How Important Is One Day?

Jim OBrien Week In Review 0 Comments

Week in Review
July 11, 2016

Click here to view the Wyckoff Wave Daily & Intra-day Charts

On Friday, the Wyckoff Wave put in a surprise move to the upside. This was after it appeared to successfully test the earlier high at point C on the daily vertical line chart.

On Friday, June 1st, the Wyckoff Wave rallied to point E on reduced price spread and volume. This appeared to be the successful secondary test of point C. The following Tuesday, the Wyckoff Wave reacted as expected, as some supply did come into the market.

Wednesday saw an intra-day failure to the downside, as the Wyckoff Wave found support and rallied. However, that bounce was more on a lack of supply than demand coming into the market.

Even though Thursday’s market action moved the Wyckoff Wave slightly lower on reduced price spread and volume, an analysis of the intra-day waves indicated a lack of demand.

Once again, this seemed to confirm that the Wyckoff Wave was successfully testing, not only point C, but now point E, and was ready to react back into the trading range.

Then along came “oops Friday”. The Wyckoff Wave rallied on increased price spread, but lower volume, then on Thursday. For the second time in a week, the move to the upside was not on demand, but a lack of supply.

Regardless, the Wyckoff Wave rallied past the highs at points C and E and moved through the top of the trading range. There, for the first time in several days, the Wyckoff Wave encountered supply, as it reacted during the last hour and 10 min. of the trading day. This increase in volume is seen on the intra-day chart. While volume is normally higher at the end of the trading day, notice how it increased as the Wyckoff Wave reacted off point W on the intra-day line chart.

What did this week’s market action mean? Was the Wyckoff Wave putting in a poor quality test of point C, or was this the beginning of a move through the top of the trading range? This would suggest a Sign of Strength and the beginning of an intermediate term move to the upside? Let’s look at both scenarios.

Friday’s market action eliminated any negative divergences or inharmonious actions between the Wyckoff Wave and its Optimism – Pessimism Index. In addition, the Technometer remained in a neutral condition. Finally, the Force Index was producing positive readings.
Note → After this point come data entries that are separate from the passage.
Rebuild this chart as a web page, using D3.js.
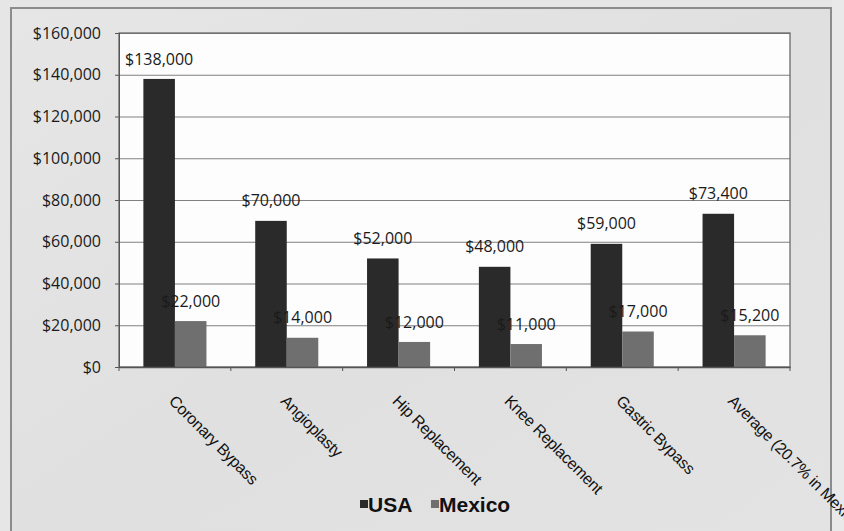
<!DOCTYPE html>
<html>
<head>
<meta charset="utf-8">
<script src="https://cdn.jsdelivr.net/npm/d3@7"></script>
<style>
  body { margin: 0; background: #e4e4e4; }
  svg { display: block; }
</style>
</head>
<body>
<svg width="844" height="531"></svg>
<script>
var categories = ["Coronary Bypass", "Angioplasty", "Hip Replacement", "Knee Replacement", "Gastric Bypass", "Average (20.7% in Mexico)"];
var usa = [138000, 70000, 52000, 48000, 59000, 73400];
var mexico = [22000, 14000, 12000, 11000, 17000, 15200];
var yTicks = [0, 20000, 40000, 60000, 80000, 100000, 120000, 140000, 160000];
var seriesNames = ["USA", "Mexico"];

var colors = { USA: "#2a2a2a", Mexico: "#6f6f6f" };

var svg = d3.select("svg"),
    plot = { left: 119, right: 790, top: 33, bottom: 367 };

// chart background + frame
var defs = svg.append("defs");
var grad = defs.append("linearGradient").attr("id", "bg").attr("x1", 0).attr("y1", 0).attr("x2", 1).attr("y2", 1);
grad.append("stop").attr("offset", "0%").attr("stop-color", "#e6e6e6");
grad.append("stop").attr("offset", "50%").attr("stop-color", "#e0e0e0");
grad.append("stop").attr("offset", "100%").attr("stop-color", "#e3e3e3");

svg.append("rect").attr("width", 844).attr("height", 531).attr("fill", "#e6e6e6");
svg.append("rect")
    .attr("x", 11).attr("y", 8).attr("width", 820).attr("height", 540)
    .attr("fill", "url(#bg)")
    .attr("stroke", "#8c8c8c").attr("stroke-width", 2);
// lighter strip on the right edge of the chart
svg.append("rect")
    .attr("x", 832).attr("y", 0).attr("width", 12).attr("height", 531)
    .attr("fill", "#e9e9e9");

svg.append("rect")
    .attr("x", plot.left).attr("y", plot.top)
    .attr("width", plot.right - plot.left).attr("height", plot.bottom - plot.top)
    .attr("fill", "#fdfdfd");

var x0 = d3.scaleBand()
    .domain(categories)
    .range([plot.left, plot.right])
    .paddingInner(0.436)
    .paddingOuter(0.218);

var x1 = d3.scaleBand()
    .domain(seriesNames)
    .range([0, x0.bandwidth()]);

var y = d3.scaleLinear()
    .domain([0, 160000])
    .range([plot.bottom, plot.top]);

// gridlines
svg.append("g")
    .attr("transform", "translate(" + plot.left + ",0)")
    .call(d3.axisLeft(y).tickValues(yTicks).tickSize(-(plot.right - plot.left)).tickFormat(""))
    .call(function(g) { g.select(".domain").remove(); })
    .selectAll("line")
    .attr("stroke", "#808080")
    .attr("stroke-width", 1.2);

// plot border
svg.append("rect")
    .attr("x", plot.left).attr("y", plot.top)
    .attr("width", plot.right - plot.left).attr("height", plot.bottom - plot.top)
    .attr("fill", "none")
    .attr("stroke", "#6a6a6a").attr("stroke-width", 1.3);

// y axis
var yAxis = svg.append("g")
    .attr("transform", "translate(" + plot.left + ",0)")
    .call(d3.axisLeft(y).tickValues(yTicks).tickSize(4).tickPadding(14)
        .tickFormat(function(d) { return "$" + d3.format(",")(d); }));
yAxis.select(".domain").attr("stroke", "#555");
yAxis.selectAll("line").attr("stroke", "#555");
yAxis.selectAll("text")
    .attr("font-family", "'Open Sans', sans-serif")
    .attr("font-size", 16)
    .attr("fill", "#1a1a1a");

// bars
var rows = categories.map(function(c, i) {
    return { cat: c, values: [{ key: "USA", v: usa[i] }, { key: "Mexico", v: mexico[i] }] };
});

var groups = svg.append("g").selectAll("g")
    .data(rows)
    .enter().append("g")
    .attr("transform", function(d) { return "translate(" + x0(d.cat) + ",0)"; });

groups.selectAll("rect")
    .data(function(d) { return d.values; })
    .enter().append("rect")
    .attr("x", function(d) { return x1(d.key); })
    .attr("y", function(d) { return y(d.v); })
    .attr("width", x1.bandwidth())
    .attr("height", function(d) { return y(0) - y(d.v); })
    .attr("fill", function(d) { return colors[d.key]; });

// data labels
groups.selectAll("text")
    .data(function(d) { return d.values; })
    .enter().append("text")
    .attr("x", function(d) { return x1(d.key) + x1.bandwidth() / 2; })
    .attr("y", function(d) { return y(d.v) - 20; })
    .attr("dy", "0.35em")
    .attr("text-anchor", "middle")
    .attr("font-family", "'Open Sans', sans-serif")
    .attr("font-size", 16)
    .attr("fill", "#1a1a1a")
    .text(function(d) { return "$" + d3.format(",")(d.v); });

// x axis
var xAxis = svg.append("g")
    .attr("transform", "translate(0," + plot.bottom + ")")
    .call(d3.axisBottom(x0).tickSize(0).tickFormat(""));
xAxis.select(".domain").attr("stroke", "#555").attr("stroke-width", 1.3);

var step = x0.step();
var bounds = d3.range(categories.length + 1).map(function(i) { return plot.left + i * step; });
xAxis.selectAll(".bound")
    .data(bounds)
    .enter().append("line")
    .attr("class", "bound")
    .attr("x1", function(d) { return d; }).attr("x2", function(d) { return d; })
    .attr("y1", 0).attr("y2", 4)
    .attr("stroke", "#555");

svg.append("g").selectAll("text")
    .data(categories)
    .enter().append("text")
    .attr("transform", function(d) {
        return "translate(" + (x0(d) + x0.bandwidth() / 2 - 7) + ",402) rotate(45)";
    })
    .attr("font-family", "'Liberation Sans', Arial, sans-serif")
    .attr("font-size", 16)
    .attr("letter-spacing", -0.3)
    .attr("fill", "#111")
    .text(function(d) { return d; });

// legend
var legend = svg.append("g")
    .attr("font-family", "'Liberation Sans', Arial, sans-serif")
    .attr("font-weight", "bold")
    .attr("font-size", 21);

var legendX = d3.scaleOrdinal().domain(seriesNames).range([360, 431]);

legend.selectAll("rect")
    .data(seriesNames)
    .enter().append("rect")
    .attr("x", function(d) { return legendX(d); })
    .attr("y", 500)
    .attr("width", 8).attr("height", 8)
    .attr("fill", function(d) { return colors[d]; });

legend.selectAll("text")
    .data(seriesNames)
    .enter().append("text")
    .attr("x", function(d) { return legendX(d) + 8; })
    .attr("y", 512)
    .attr("fill", "#111")
    .text(function(d) { return d; });
</script>
</body>
</html>
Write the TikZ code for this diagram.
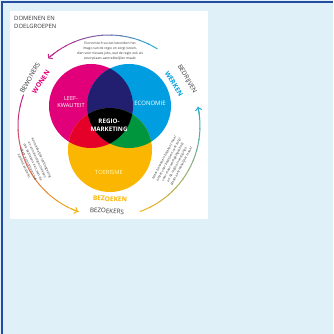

Based on these indicators, there is nothing that suggests the Wyckoff Wave will react. In addition, the Wyckoff Wave rallied through the top of the trading range on wider price spread. As the Wave moved through the top of the trading range, it did not meet strong resistance in the form of a sustained supply. These are all positive and encouraging indications.
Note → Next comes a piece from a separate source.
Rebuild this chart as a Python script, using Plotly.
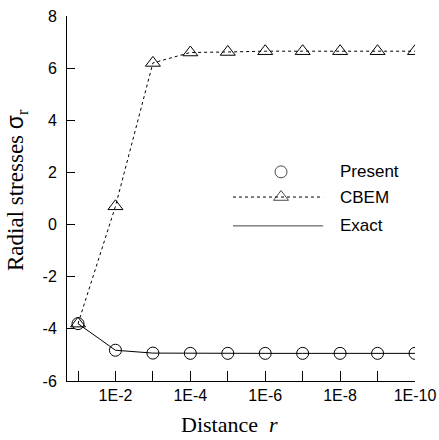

Conversely, it is always important to analyze the entire move rather than just a single trading day. Since the rally off point D, on the daily chart, the Wyckoff Wave has only experienced one day, when good demand was present. That was on the day prior to point E. Then, demand was withdrawn the next trading day.

If the Wyckoff Wave is going to rally into new high ground, it seems that stronger demand should have be present.

Point D on the daily vertical line chart is at the same place as point G on the intra-day line chart. Because the Wyckoff Wave put in successive higher highs and lower lows, an intra-day up trend was established. The trend channel, drawn in blue, established a support line at points G and point I. A parallel supply line was drawn through point H.

The Wyckoff Wave moved into an overbought position relative to the trend channel at point M. This suggested the Wyckoff Wave would react back into the channel. It did, but supply drove the Wyckoff Wave through the channel’s support line and into an oversold position at point T.

The Wyckoff Wave had an opportunity to correct its oversold position and return to the intra-day up trend channel. Instead, there was a poor quality intra-day rally to point U. The Wyckoff Wave failed to return to its trend channel and the intra-day trend was changed to neutral.

On Thursday, the Wyckoff Wave reacted to point V. This was expected to be the beginning of a reaction that would at least test the lows at point G and probably continue back into the trading range.

Then on Friday, the unexpected happened. The Wyckoff Wave rallied to point W. Notice that despite the nice move to the upside, the Wyckoff Wave has not been able to return to its intra-day up trend channel.

When trend channels are drawn, it is important that they remain in place and not be changed. To move the support line from point I to point T and the parallel supply line to point M, would be a mistake. Trend channels should be used to identify entry, exit and especially turning points. They should not be used simply to frame the market.

That the Wyckoff Wave has been unable to return to its intra-day up trend channel is a negative indication.

The Wyckoff tools are neutral to positive. However, the analysis of supply and demand, that has been discussed above, is more negative.

When these conflicts appear, it is always better to go with the analysis of price spread and volume.

While I may look a little silly next week, I certainly feel that the Wyckoff Wave will have a difficult time continuing its rally.

Poor quality secondary tests need to be tested. Therefore, it would appear the Wyckoff Wave will react and then rally to test Friday’s high. The success or failure of that test will determine the market’s future direction.